= Exercise prompt =
Identify the lines containing the word "page". Copy each one.

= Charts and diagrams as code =
>>>>

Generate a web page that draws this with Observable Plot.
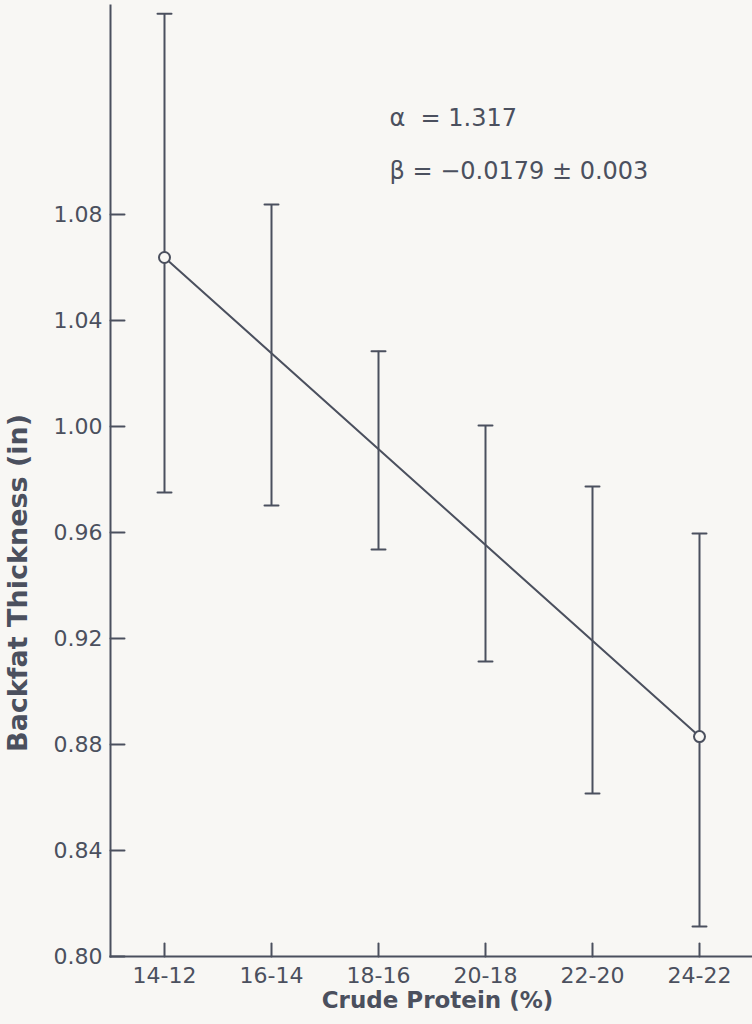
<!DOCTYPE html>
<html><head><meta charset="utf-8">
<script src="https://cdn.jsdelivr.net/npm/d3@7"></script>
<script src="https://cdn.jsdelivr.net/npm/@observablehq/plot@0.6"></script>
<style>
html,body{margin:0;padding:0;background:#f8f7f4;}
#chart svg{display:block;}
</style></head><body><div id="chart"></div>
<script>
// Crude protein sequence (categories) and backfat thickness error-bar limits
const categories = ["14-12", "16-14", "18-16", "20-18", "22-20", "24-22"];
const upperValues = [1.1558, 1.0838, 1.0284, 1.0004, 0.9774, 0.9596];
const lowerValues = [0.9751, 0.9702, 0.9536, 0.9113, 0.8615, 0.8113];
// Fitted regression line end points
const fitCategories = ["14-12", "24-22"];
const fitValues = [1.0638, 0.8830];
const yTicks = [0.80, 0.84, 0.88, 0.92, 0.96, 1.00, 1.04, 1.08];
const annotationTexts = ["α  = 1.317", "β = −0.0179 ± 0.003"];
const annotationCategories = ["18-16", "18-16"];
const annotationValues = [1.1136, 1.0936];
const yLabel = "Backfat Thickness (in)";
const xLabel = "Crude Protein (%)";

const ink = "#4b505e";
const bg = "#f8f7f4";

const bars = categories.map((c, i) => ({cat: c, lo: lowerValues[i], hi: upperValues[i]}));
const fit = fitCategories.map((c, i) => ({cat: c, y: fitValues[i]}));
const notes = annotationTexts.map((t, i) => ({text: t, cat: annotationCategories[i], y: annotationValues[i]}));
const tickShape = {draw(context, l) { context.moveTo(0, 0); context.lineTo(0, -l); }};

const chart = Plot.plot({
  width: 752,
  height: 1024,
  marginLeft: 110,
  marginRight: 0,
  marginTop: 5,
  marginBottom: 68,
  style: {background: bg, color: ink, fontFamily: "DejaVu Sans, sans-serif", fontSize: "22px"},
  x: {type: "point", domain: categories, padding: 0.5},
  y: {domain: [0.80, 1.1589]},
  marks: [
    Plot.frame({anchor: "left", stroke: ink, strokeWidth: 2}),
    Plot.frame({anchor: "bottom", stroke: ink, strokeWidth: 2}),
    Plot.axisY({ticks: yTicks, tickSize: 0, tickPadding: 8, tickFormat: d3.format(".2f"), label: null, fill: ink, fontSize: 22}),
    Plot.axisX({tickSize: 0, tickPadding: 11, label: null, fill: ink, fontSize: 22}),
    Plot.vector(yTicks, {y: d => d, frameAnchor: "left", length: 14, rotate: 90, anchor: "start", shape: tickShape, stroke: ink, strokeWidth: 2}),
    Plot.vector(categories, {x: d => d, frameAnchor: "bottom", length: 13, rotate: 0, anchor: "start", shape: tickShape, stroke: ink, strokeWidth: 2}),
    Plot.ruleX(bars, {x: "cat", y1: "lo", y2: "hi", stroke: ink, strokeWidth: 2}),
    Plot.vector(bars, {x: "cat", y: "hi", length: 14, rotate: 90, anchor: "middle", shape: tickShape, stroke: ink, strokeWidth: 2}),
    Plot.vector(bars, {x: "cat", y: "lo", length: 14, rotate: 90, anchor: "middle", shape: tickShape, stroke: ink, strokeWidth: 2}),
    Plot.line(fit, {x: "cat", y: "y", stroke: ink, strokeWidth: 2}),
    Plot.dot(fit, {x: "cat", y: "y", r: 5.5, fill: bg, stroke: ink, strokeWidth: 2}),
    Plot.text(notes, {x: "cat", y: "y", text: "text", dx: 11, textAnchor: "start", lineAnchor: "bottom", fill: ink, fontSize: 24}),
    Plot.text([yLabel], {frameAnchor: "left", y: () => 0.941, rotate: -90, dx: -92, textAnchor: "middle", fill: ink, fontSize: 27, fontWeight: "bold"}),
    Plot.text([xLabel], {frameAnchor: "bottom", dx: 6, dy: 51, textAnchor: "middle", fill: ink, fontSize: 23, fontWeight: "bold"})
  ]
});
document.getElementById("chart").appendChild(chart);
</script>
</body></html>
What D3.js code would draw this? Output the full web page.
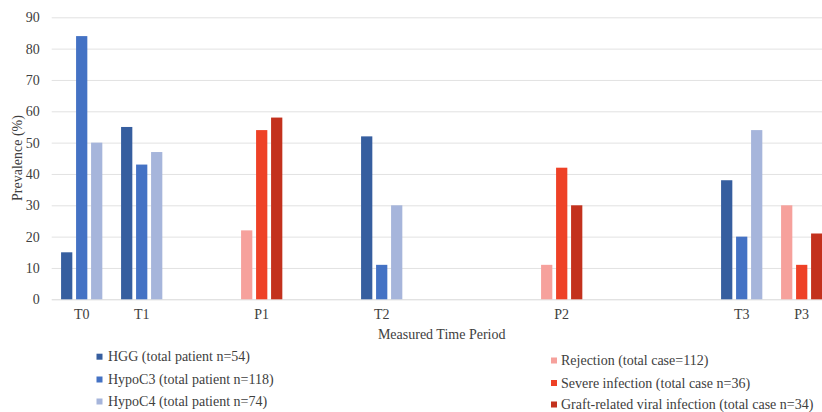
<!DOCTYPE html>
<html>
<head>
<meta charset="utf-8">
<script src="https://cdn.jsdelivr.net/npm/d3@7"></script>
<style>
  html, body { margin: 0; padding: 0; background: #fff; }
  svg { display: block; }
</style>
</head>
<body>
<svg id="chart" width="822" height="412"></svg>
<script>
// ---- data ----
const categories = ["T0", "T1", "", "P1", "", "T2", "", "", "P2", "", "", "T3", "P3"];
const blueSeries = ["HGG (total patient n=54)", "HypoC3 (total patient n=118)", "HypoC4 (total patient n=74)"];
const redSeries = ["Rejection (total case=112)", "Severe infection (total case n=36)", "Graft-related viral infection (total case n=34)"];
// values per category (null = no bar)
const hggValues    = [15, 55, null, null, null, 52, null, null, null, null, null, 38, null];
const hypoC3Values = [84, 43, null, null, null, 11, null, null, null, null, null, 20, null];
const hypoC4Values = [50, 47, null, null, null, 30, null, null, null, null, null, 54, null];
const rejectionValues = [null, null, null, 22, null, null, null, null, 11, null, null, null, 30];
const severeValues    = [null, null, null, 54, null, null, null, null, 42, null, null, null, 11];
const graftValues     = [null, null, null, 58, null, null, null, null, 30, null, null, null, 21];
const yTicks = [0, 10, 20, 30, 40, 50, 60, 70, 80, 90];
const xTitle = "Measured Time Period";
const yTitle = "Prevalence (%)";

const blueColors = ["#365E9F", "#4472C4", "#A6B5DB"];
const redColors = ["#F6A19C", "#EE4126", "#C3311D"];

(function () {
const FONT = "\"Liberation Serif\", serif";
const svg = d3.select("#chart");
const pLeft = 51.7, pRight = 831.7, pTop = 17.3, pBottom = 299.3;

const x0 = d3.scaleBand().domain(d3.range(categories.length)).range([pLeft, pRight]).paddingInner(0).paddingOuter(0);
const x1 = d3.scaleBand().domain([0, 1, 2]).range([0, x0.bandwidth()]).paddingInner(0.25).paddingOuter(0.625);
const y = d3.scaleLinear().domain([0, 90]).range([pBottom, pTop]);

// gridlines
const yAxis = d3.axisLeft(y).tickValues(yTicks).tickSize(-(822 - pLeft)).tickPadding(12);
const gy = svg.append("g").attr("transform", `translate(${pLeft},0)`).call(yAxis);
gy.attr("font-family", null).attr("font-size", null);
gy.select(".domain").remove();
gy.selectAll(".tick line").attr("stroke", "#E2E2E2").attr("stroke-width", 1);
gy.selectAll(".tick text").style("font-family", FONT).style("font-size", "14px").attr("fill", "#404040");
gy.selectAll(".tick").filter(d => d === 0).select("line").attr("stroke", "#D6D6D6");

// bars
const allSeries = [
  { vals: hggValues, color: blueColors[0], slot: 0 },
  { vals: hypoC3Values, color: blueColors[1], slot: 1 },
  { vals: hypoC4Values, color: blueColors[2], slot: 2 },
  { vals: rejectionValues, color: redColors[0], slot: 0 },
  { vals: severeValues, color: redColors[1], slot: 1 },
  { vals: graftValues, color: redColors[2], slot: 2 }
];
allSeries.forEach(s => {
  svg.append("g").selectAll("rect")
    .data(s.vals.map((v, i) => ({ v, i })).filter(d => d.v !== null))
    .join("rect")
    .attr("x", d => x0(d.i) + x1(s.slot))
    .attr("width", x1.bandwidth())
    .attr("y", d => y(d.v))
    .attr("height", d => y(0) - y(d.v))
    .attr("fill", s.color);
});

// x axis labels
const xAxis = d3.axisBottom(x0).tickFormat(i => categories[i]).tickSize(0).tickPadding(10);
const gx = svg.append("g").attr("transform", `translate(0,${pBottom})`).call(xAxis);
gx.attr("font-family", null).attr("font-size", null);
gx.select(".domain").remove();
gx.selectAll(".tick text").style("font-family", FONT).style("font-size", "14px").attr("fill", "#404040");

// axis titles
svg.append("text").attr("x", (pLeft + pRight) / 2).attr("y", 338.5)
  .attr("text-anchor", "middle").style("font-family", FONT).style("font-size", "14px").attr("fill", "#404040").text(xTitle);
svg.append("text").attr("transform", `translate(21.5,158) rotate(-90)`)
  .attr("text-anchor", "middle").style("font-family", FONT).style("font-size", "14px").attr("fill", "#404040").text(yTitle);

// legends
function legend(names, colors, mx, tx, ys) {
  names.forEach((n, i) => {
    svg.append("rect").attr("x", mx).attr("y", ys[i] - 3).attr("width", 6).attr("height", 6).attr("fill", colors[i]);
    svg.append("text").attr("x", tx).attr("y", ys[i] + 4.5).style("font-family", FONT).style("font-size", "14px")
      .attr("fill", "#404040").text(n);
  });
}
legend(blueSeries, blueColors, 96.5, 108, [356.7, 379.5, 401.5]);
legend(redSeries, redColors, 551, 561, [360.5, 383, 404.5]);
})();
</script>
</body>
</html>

<<<<

= Exercise response =
Generate a web page that draws this with Observable Plot.
What D3.js code would draw this? Output the full web page.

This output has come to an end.